======== RECORDS TO USE ========
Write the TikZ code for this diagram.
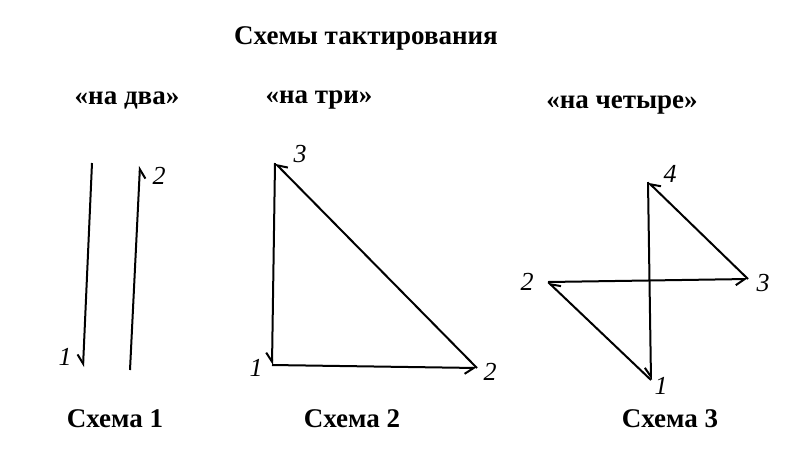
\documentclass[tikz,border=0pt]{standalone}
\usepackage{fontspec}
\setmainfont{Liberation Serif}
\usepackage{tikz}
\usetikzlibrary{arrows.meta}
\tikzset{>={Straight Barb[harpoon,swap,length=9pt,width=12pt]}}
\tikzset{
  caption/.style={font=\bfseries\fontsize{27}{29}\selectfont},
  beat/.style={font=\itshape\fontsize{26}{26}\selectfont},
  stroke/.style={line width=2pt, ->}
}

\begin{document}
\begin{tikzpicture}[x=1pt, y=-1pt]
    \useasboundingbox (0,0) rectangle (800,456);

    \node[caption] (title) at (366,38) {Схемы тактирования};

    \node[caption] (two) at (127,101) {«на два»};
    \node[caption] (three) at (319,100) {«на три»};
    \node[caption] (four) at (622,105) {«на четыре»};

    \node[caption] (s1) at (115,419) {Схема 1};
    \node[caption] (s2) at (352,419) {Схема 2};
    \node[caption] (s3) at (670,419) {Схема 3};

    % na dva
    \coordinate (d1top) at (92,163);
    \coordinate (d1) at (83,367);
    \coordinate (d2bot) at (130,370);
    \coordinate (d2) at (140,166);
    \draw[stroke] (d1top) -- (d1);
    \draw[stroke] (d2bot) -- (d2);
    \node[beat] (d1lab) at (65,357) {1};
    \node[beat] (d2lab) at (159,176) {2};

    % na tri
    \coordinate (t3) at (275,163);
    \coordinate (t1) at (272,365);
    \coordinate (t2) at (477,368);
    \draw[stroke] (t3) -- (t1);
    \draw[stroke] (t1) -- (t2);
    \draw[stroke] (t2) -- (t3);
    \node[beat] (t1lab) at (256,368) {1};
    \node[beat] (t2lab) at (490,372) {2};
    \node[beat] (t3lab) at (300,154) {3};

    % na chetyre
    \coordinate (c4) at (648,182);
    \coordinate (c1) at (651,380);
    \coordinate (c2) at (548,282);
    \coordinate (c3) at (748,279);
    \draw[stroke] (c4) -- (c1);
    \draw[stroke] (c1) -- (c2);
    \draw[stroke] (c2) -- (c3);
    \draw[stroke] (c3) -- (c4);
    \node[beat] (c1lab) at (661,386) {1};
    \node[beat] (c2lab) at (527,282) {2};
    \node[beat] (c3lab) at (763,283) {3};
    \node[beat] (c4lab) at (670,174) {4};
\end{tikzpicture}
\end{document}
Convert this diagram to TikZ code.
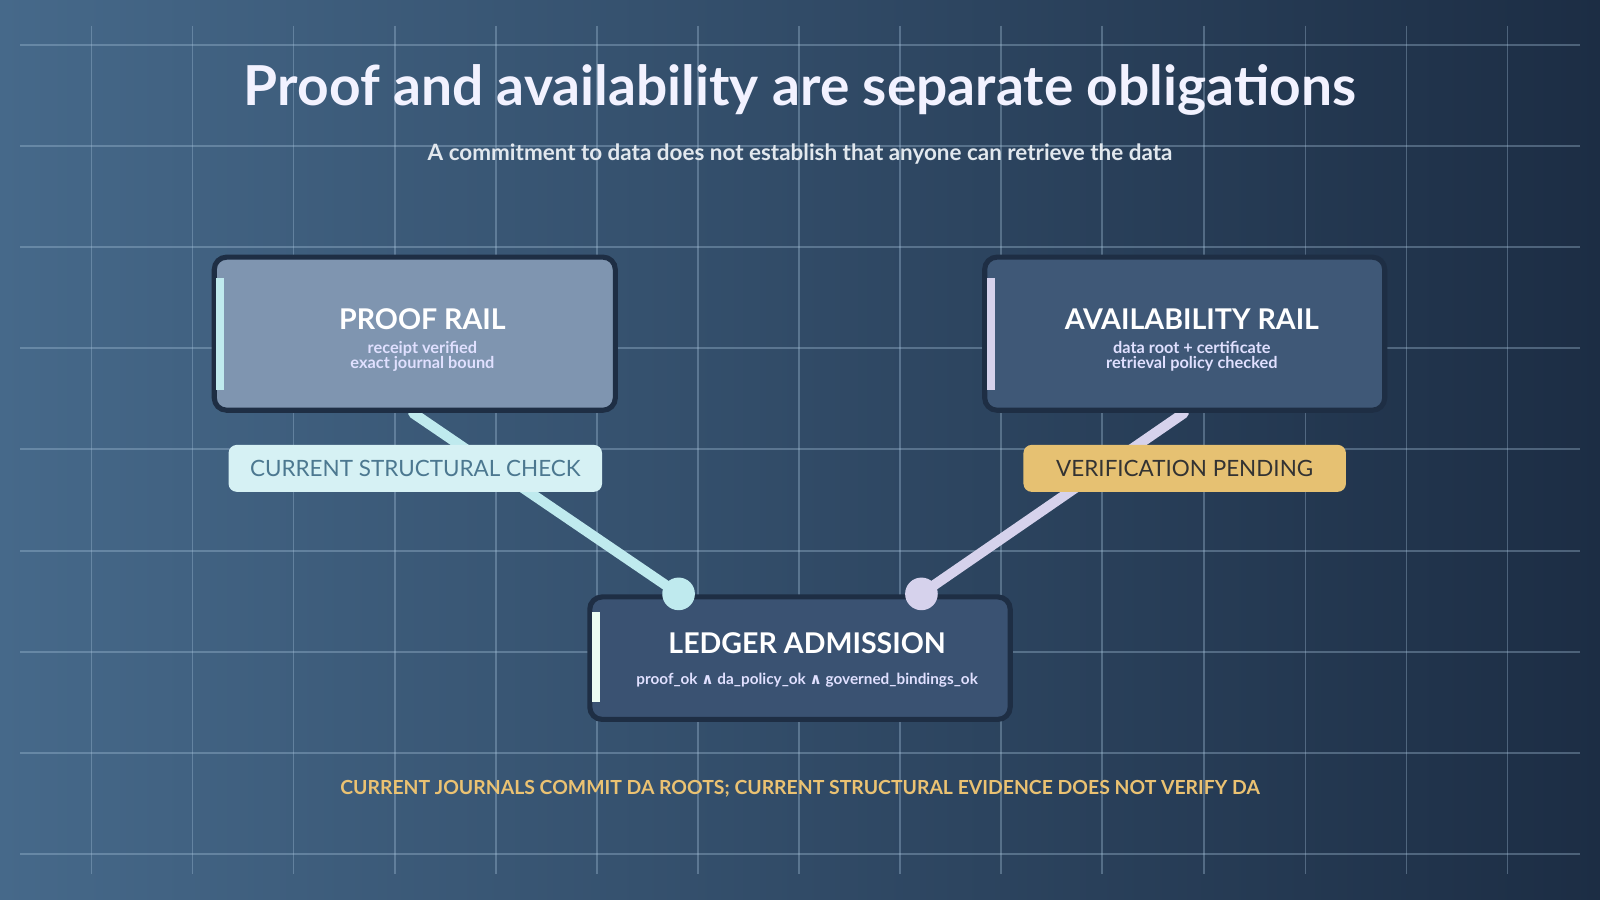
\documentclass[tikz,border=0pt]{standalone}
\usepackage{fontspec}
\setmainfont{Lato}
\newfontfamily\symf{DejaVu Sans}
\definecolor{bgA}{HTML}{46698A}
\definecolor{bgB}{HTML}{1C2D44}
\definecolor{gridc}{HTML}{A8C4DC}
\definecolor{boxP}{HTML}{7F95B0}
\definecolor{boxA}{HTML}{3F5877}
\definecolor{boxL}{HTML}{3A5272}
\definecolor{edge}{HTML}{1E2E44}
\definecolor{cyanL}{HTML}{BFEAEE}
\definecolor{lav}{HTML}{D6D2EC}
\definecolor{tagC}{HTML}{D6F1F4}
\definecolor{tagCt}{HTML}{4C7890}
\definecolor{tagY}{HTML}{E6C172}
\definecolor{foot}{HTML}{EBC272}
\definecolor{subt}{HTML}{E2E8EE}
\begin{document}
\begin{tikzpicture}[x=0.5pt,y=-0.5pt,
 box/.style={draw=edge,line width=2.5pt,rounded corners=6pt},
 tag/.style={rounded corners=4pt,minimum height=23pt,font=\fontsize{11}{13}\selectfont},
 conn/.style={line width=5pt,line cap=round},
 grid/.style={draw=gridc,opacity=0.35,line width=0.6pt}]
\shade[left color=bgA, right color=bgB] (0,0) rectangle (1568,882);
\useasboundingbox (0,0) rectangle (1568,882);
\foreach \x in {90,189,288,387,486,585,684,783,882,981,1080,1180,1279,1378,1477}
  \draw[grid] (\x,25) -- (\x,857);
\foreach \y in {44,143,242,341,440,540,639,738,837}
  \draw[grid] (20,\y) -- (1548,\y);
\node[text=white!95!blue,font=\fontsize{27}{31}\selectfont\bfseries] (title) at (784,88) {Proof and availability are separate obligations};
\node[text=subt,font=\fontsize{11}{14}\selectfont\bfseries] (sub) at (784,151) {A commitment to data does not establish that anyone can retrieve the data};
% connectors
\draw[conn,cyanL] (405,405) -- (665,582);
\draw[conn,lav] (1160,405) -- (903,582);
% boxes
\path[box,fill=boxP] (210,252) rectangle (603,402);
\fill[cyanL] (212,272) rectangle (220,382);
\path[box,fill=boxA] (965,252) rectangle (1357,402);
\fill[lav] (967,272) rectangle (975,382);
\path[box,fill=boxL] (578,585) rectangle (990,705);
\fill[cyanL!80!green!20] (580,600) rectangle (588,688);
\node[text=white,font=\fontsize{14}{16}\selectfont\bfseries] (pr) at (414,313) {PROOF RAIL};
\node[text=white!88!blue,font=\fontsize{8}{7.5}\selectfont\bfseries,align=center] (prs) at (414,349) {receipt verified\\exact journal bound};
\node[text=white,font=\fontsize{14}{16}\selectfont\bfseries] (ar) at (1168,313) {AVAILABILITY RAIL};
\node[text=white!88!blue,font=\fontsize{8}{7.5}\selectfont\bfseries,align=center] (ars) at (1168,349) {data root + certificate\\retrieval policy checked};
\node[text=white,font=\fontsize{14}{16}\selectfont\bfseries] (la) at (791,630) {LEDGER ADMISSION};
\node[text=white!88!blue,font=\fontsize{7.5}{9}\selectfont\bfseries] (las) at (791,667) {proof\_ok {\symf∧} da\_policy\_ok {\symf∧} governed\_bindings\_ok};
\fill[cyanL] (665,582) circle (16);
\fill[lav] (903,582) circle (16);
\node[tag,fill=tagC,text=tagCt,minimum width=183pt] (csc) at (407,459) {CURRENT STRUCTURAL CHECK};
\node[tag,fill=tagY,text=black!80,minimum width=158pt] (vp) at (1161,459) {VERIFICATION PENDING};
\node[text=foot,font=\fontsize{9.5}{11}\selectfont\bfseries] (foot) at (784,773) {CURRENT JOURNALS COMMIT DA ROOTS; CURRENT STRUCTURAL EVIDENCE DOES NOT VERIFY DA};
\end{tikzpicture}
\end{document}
========
*DIRECTIVE*:
Provide only the count of lines in the material above that hold the word "this".

*TASK RESULT*:
2